Expert: Paul Klarreich - 11/9/2008

Question
Differentiate.i) sin^3xcos3x + cos^3xsin3x.
ii) ln (sec x + tan x)

For part ii) can it just be the opposite of the integral, so it would be sec x?

2. Find the first and second derivatives (with respect to x) of the function

x= 4t^2 - 5t + 6 and y = t^3 - t^2 +t.


thank you very much for your help!

Answer
Questioner:   jenny
Category:  Advanced Math
Private:  No
 
Subject:  integration
Question:  Differentiate.
i) sin^3xcos3x + cos^3xsin3x.
ii) ln (sec x + tan x)

For part ii) can it just be the opposite of the integral, so it would be sec x?

2. Find the first and second derivatives (with respect to x) of the function

x= 4t^2 - 5t + 6 and y = t^3 - t^2 +t.


thank you very much for your help!
...........................
Hi, Jenny,

For i) sin^3xcos3x + cos^3xsin3x
I assume you mean:

sin^3(x) cos(3x) + cos^3(x)sin(3x)

for which you would want formulas for sin(3x) and cos(3x)
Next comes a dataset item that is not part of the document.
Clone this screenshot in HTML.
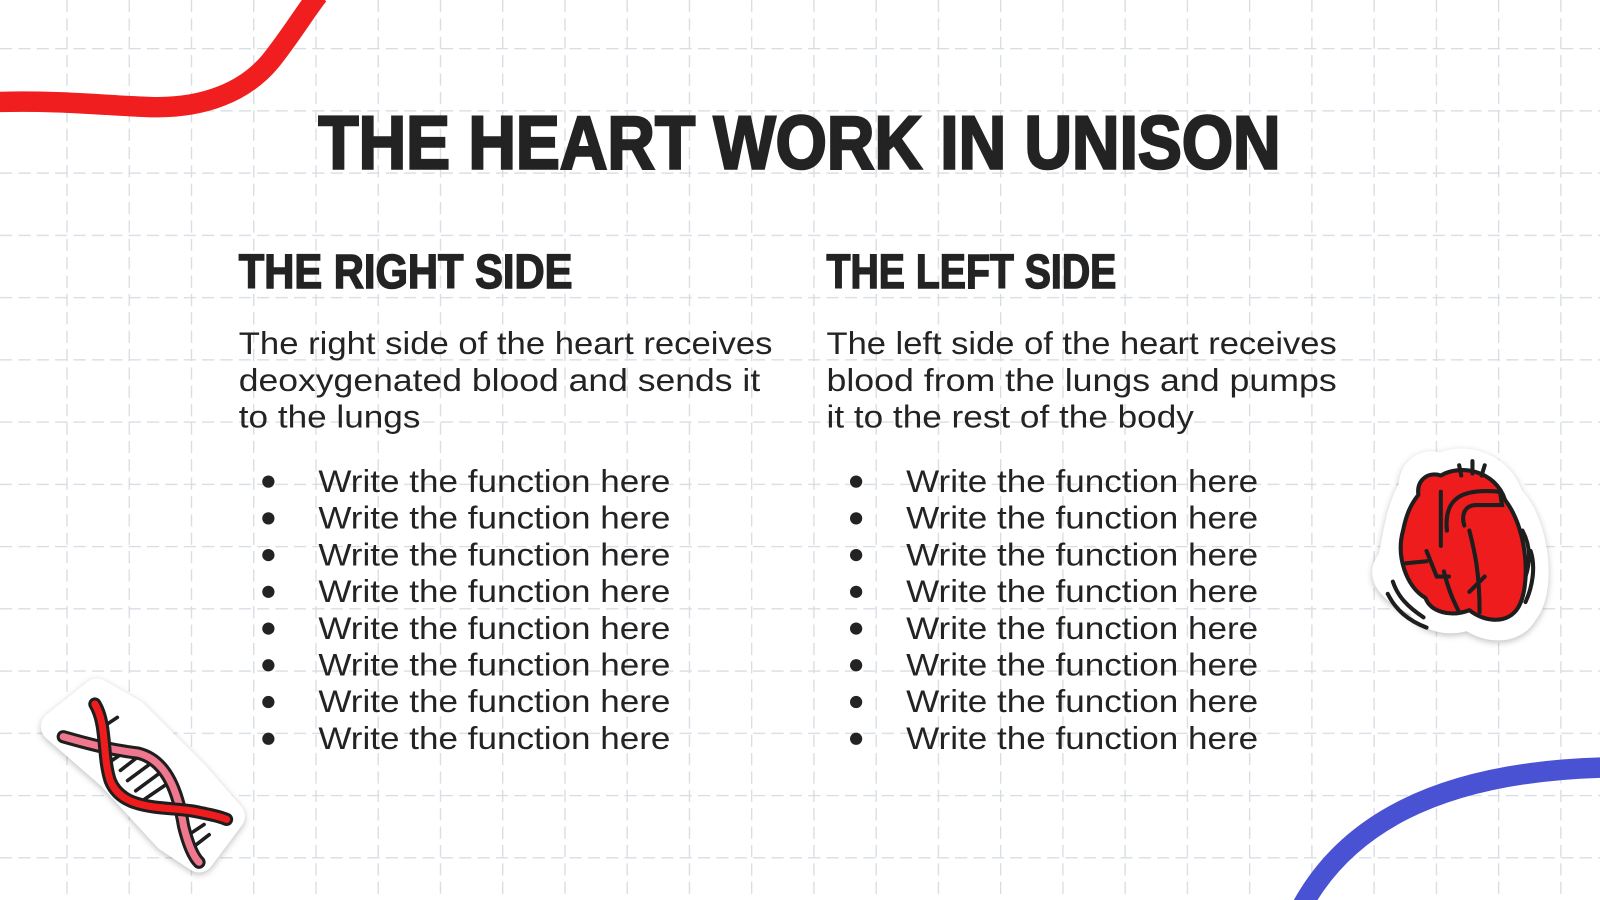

sin(3x) = 3 sin(x) - 4 sin^3(x),
cos(3x) = 4 cos^3(x) - 3 cos(x),

which you can look up or derive.

Now substitute and differentiate.

Is that what you meant?  If not, next time be more careful.

..............................

For ii) ln (sec x + tan x), use the chain rule, with

u = sec x + tan x

You get dy/du = 1/u

du/dx = sec x tan x + sec^2(x)

Now simplify.  Yes, you get  sec x, which is not the opposite of ln(sec x + tan x); the opposite of  ln (sec x + tan x) is
- ln (sec x + tan x)

I get the impression that you are careless about the vocabulary and about writing expressions.  That is a good way to fail math.

...............................

x= 4t^2 - 5t + 6 and y = t^3 - t^2 + t

I assume you want dy/dx and  d^2y/dx^2
       dy/dt   3t^2 - 2t + 1
dy/dx = ----- = -------------
       dx/dt     8t - 5
     
ddy     d  dy
---- = --- --
dxdx   dx  dx


d  dy     d          dy
-- --- = ---       -----
dx dx    dt(dx/dt)   dx

  d  dy
 --- --
 dt  dx
= --------
  dx/dt

         3t^2 - 2t + 1
  d/dt( --------------- )
             8t - 5
= --------------------------
       8t - 5

You can handle that.
[As you noted, you are getting d../dx, but you express your answers in terms of t.]